Fresh coats of paint and fresh faces of leadership are arriving at Jack Harwell Detention Center, two months ahead of the Oct. 1 takeover by McLennan County Sheriff’s Office officials.
McLennan County Jail inmates began laying down primer and painting dormitory cells at Harwell on Monday, following work this month to clean the cells. Staff promotions and plans for new administrative rankings for Harwell have fallen into place as McLennan County prepares to reclaim the jail from a private contractor.
“I think we will be ready,” said Major Ricky Armstrong, jail administrator. “We’ve been working to get staff in place and get the jail cleaned up so it is fresh and ready for us to move in to the jail.”
On midnight Sunday, a total of 768 inmates were housed at McLennan County Jail. Harwell housed 574 inmates, including 335 McLennan County inmates and 202 federal inmates.
Harwell was built in 2010 and was controlled by Louisiana-based, for-profit LaSalle Corrections. The jail will be operated by the McLennan County Sheriff’s Office on Oct. 1 after LaSalle opted not to renew its contract with the county in May.

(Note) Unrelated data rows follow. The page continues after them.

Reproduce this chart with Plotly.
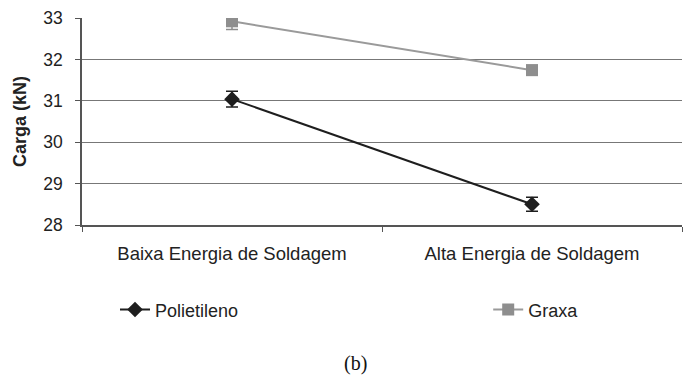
import plotly.graph_objects as go

categories = ["Baixa Energia de Soldagem", "Alta Energia de Soldagem"]
polietileno = [31.04, 28.50]
polietileno_err = [0.19, 0.17]
graxa = [32.92, 31.74]
graxa_err = [0.2, 0.12]
yticks = [28, 29, 30, 31, 32, 33]

FONT = "Liberation Sans, Arial, sans-serif"

fig = go.Figure()
fig.add_trace(go.Scatter(
    x=categories, y=polietileno, name="Polietileno", mode="lines+markers",
    line=dict(color="#1e1e1e", width=2),
    marker=dict(symbol="diamond", size=12, color="#1e1e1e"),
    error_y=dict(type="data", array=polietileno_err, color="#1e1e1e", thickness=1.5, width=6),
    legend="legend",
))
fig.add_trace(go.Scatter(
    x=categories, y=graxa, name="Graxa", mode="lines+markers",
    line=dict(color="#9a9a9a", width=2),
    marker=dict(symbol="square", size=12, color="#8e8e8e"),
    error_y=dict(type="data", array=graxa_err, color="#8e8e8e", thickness=1.5, width=6),
    legend="legend2",
))

legend_common = dict(
    orientation="h", yanchor="middle", y=-0.41, xanchor="left",
    font=dict(family=FONT, size=18, color="#222222"),
    bgcolor="rgba(0,0,0,0)",
)

fig.update_layout(
    width=688, height=380,
    margin=dict(l=82, r=6, t=18, b=155),
    paper_bgcolor="white", plot_bgcolor="white",
    font=dict(family=FONT, size=17, color="#222222"),
    showlegend=True,
    legend=dict(x=0.055, **legend_common),
    legend2=dict(x=0.677, **legend_common),
    xaxis=dict(
        type="category", range=[-0.5, 1.5], tickson="boundaries",
        ticks="outside", ticklen=5, tickcolor="#555555",
        showgrid=False, showline=True, linecolor="#555555", linewidth=1.5,
        tickfont=dict(family=FONT, size=18.5, color="#222222"),
        ticklabelstandoff=11,
    ),
    yaxis=dict(
        range=[28, 33], tickvals=yticks, ticktext=[str(v) for v in yticks],
        ticks="outside", ticklen=5, tickcolor="#555555",
        showgrid=True, gridcolor="#777777", gridwidth=1,
        showline=True, linecolor="#555555", linewidth=1.5,
        zeroline=False,
        tickfont=dict(family=FONT, size=17.5, color="#222222"),
        ticklabelstandoff=9,
        title=dict(text="<b>Carga (kN)</b>", font=dict(family=FONT, size=18, color="#222222"), standoff=12),
    ),
    annotations=[dict(
        text="(b)", xref="paper", yref="paper", x=0.455, y=-0.67,
        xanchor="center", yanchor="middle", showarrow=False,
        font=dict(family="Liberation Serif, Times New Roman, serif", size=20, color="#111111"),
    )],
)

fig.write_html("out.html")
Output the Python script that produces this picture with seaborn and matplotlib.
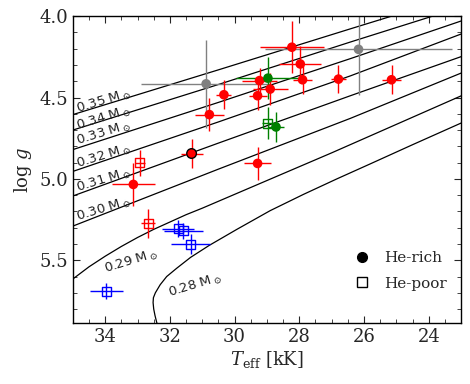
import matplotlib
matplotlib.use('Agg')
import matplotlib.pyplot as plt
from matplotlib.lines import Line2D
from matplotlib.ticker import MultipleLocator
import seaborn as sns
import pandas as pd

# evolutionary tracks (Teff in kK, log g)
track_masses = ['0.35', '0.34', '0.33', '0.32', '0.31', '0.30', '0.29', '0.28']
track_teff = {
    '0.35': [35.0, 30.5, 26.42, 24.0],
    '0.34': [35.0, 30.5, 26.42, 23.0],
    '0.33': [35.0, 30.5, 26.42, 23.0],
    '0.32': [35.0, 30.5, 26.42, 23.0],
    '0.31': [35.0, 30.5, 26.42, 23.0],
    '0.30': [35.0, 30.5, 26.42, 23.0],
    '0.29': [35.0, 34.5, 34.0, 33.5, 33.0, 32.5, 32.0, 31.5, 31.0, 29.0, 27.0, 25.0, 23.0],
    '0.28': [32.33, 32.41, 32.46, 32.50, 32.52, 32.51, 32.45, 32.30, 32.10, 31.79, 31.36,
             30.78, 29.93, 28.90, 27.87, 26.84, 25.81, 24.5, 23.0],
}
track_logg = {
    '0.35': [4.605, 4.33, 4.078, 3.93],
    '0.34': [4.70, 4.42, 4.159, 3.945],
    '0.33': [4.82, 4.53, 4.261, 4.03],
    '0.32': [4.954, 4.65, 4.367, 4.11],
    '0.31': [5.105, 4.78, 4.489, 4.249],
    '0.30': [5.29, 4.94, 4.628, 4.35],
    '0.29': [5.615, 5.54, 5.475, 5.415, 5.36, 5.31, 5.265, 5.22, 5.18, 5.01, 4.84, 4.665, 4.49],
    '0.28': [5.93, 5.88, 5.84, 5.80, 5.76, 5.73, 5.70, 5.65, 5.60, 5.549, 5.482,
             5.408, 5.31, 5.195, 5.095, 5.0, 4.908, 4.79, 4.657],
}
# label positions for the tracks
label_teff = [34.04, 34.04, 34.04, 34.04, 34.04, 34.04, 33.2, 31.22]
label_logg = [4.526, 4.63, 4.722, 4.862, 5.009, 5.19, 5.51, 5.657]

# stars
star_teff = [28.23, 27.97, 26.17, 30.88, 30.33, 30.78, 29.23, 28.97, 28.90, 29.29, 27.90, 26.79,
             25.15, 28.98, 28.72, 29.29, 31.33, 32.93, 33.13, 32.67, 31.74, 31.59, 31.36, 33.96]
star_logg = [4.191, 4.294, 4.204, 4.416, 4.483, 4.605, 4.396, 4.381, 4.448, 4.489, 4.391, 4.387,
             4.391, 4.657, 4.681, 4.905, 4.844, 4.90, 5.034, 5.274, 5.305, 5.319, 5.40, 5.69]
star_teff_err = [0.98, 0.65, 2.9, 2.0, 0.23, 0.44, 0.54, 1.0, 0.54, 0.28, 0.28, 0.23,
                 0.28, 0.18, 0.26, 0.41, 0.34, 0.15, 0.67, 0.22, 0.49, 0.6, 0.61, 0.5]
star_logg_err = [0.16, 0.11, 0.28, 0.27, 0.09, 0.10, 0.08, 0.13, 0.10, 0.09, 0.09, 0.085,
                 0.09, 0.10, 0.09, 0.10, 0.09, 0.08, 0.13, 0.09, 0.05, 0.05, 0.06, 0.05]
star_color = ['red', 'red', 'gray', 'gray', 'red', 'red', 'red', 'green', 'red', 'red', 'red', 'red',
              'red', 'green', 'green', 'red', 'red', 'red', 'red', 'red', 'blue', 'blue', 'blue', 'blue']
star_type = ['He-rich', 'He-rich', 'He-rich', 'He-rich', 'He-rich', 'He-rich', 'He-rich', 'He-rich',
             'He-rich', 'He-rich', 'He-rich', 'He-rich', 'He-rich', 'He-poor', 'He-rich', 'He-rich',
             'He-rich', 'He-poor', 'He-rich', 'He-poor', 'He-poor', 'He-poor', 'He-poor', 'He-poor']
star_edge = ['none'] * 16 + ['black'] + ['none'] * 7

df = pd.DataFrame({
    'teff': star_teff, 'logg': star_logg,
    'teff_err': star_teff_err, 'logg_err': star_logg_err,
    'color': star_color, 'type': star_type, 'edge': star_edge,
})

sns.set_style('ticks')
plt.rcParams['font.family'] = ['DejaVu Serif']
plt.rcParams['mathtext.fontset'] = 'dejavuserif'

fig, ax = plt.subplots(figsize=(4.7, 3.84), dpi=100)
fig.subplots_adjust(left=0.155, right=0.981, top=0.958, bottom=0.159)

for m in track_masses:
    tdf = pd.DataFrame({'teff': track_teff[m], 'logg': track_logg[m]})
    sns.lineplot(data=tdf, x='teff', y='logg', sort=False, estimator=None,
                 color='black', lw=0.9, ax=ax, zorder=1)

for m, lt, lg in zip(track_masses, label_teff, label_logg):
    ax.text(lt, lg, m + r' M$_\odot$', rotation=17, ha='center', va='center',
            rotation_mode='anchor', fontsize=9.5, family='DejaVu Sans', color='#222222')

# error bars, gray ones beneath
for col in ['gray', 'red', 'green', 'blue']:
    sub = df[df['color'] == col]
    ax.errorbar(sub['teff'], sub['logg'], xerr=sub['teff_err'], yerr=sub['logg_err'],
                fmt='none', ecolor=col, elinewidth=1.0, capsize=0, zorder=2)

rich = df[df['type'] == 'He-rich']
poor = df[df['type'] == 'He-poor']
sns.scatterplot(data=rich, x='teff', y='logg', marker='o', s=48,
                color=rich['color'].tolist(), edgecolor=rich['edge'].tolist(),
                linewidth=1.0, ax=ax, zorder=3)
for _, r in poor.iterrows():
    ax.scatter(r['teff'], r['logg'], marker='s', s=42, facecolor='none',
               edgecolor=r['color'], linewidth=1.0, zorder=3)

ax.set_xlim(35, 23)
ax.set_ylim(5.885, 4.0)
ax.xaxis.set_major_locator(MultipleLocator(2))
ax.xaxis.set_minor_locator(MultipleLocator(0.5))
ax.yaxis.set_major_locator(MultipleLocator(0.5))
ax.yaxis.set_minor_locator(MultipleLocator(0.1))
ax.set_yticks([4.0, 4.5, 5.0, 5.5])
ax.set_yticklabels(['4.0', '4.5', '5.0', '5.5'])
ax.tick_params(which='both', direction='in', top=True, right=True, labelsize=13)
ax.tick_params(which='major', length=5, width=0.8)
ax.tick_params(which='minor', length=3, width=0.6)
for sp in ax.spines.values():
    sp.set_linewidth(1.0)
    sp.set_color('black')

ax.set_xlabel(r'$T_{\rm eff}$ [kK]', fontsize=13, labelpad=2)
ax.set_ylabel(r'log $g$', fontsize=13, labelpad=4)

handles = [
    Line2D([], [], marker='o', color='black', ls='none', markersize=7),
    Line2D([], [], marker='s', markerfacecolor='none', markeredgecolor='black', ls='none', markersize=7),
]
ax.legend(handles, ['He-rich', 'He-poor'], loc='lower right', bbox_to_anchor=(0.99, 0.07),
          frameon=False, fontsize=11, handletextpad=0.4, borderaxespad=0.3, labelspacing=0.75)

fig.savefig('out.png', dpi=100)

The decision not to renew the contract came after the county first saw an increase in payments made to LaSalle last year, from about $6.1 million to $8 million. LaSalle failed three Texas Commission of Jail Standards inspections in August 2018, November 2018 and last March, resulting in the state placing a remedial order on the facility.
Armstrong, who has overseen operations at the McLennan County Jail since 2015, was promoted from a captain to the rank of major in preparation to oversee both jails by October. He said Sheriff Parnell McNamara promoted a new administration team to oversee 115 employees, including jailers, medical staff and civilians at the Harwell facility.
“The sheriff asked the (McLennan County Commissioners) Court to change the rank structure to address the double responsibility, double amount of inmate capacity,” Armstrong said.
Mike Garrett, a former lieutenant at the county jail, was promoted to captain and will oversee Harwell jail. His colleague, Karen Anderson, was promoted from lieutenant to captain and will act as an assistant jail administrator at McLennan County Jail.
“Oh, I think there will be a little separation anxiety, but we are still going to work together, just be in separate buildings,” Garrett said.
Additional staff promotions were made this month, including promoting five former jail sergeants to lieutenants, including John Phillips, Casey Boehme, Joel Barrientos and Sue Tweedle. Lieutenants will be split between the two jails to help control any issues that may arise after the transition.
Harwell staff was placed back in compliance in May, shortly after the decision was made to turn control back to the council. Garrett said his plans include keeping Harwell in compliance.
“I am very excited for the challenge, I want to keep it flowing to keep up with inspections and keeping it in compliance,” he said. “We are going to run it as efficiently as we can. Compliance has been an issue, so we need to get everything cleaned up and keep it in compliance.”
McLennan County trusty inmates worked at the neighboring jail that is connected to Harwell through its kitchen. Armstrong said while the takeover is a lot of work, he believes the staff in place for both facilities will be a success.
“This week we are cleaning the cells that are empty, doing some painting and some light maintenance work just to get the Harwell jail looking better,” Armstrong said. “I don’t know if we will have it all painted before Oct. 1 when we move in, but we will be able to move inmates to get the rest of it painted as soon as possible.
County staff plans to expand mental health services with the move into Harwell and offer reintegration programs. He said it may take six months to a year to establish programs and get them running, but the move will be a benefit.
“I think we will definitely be ready for October, I think,” Armstrong said.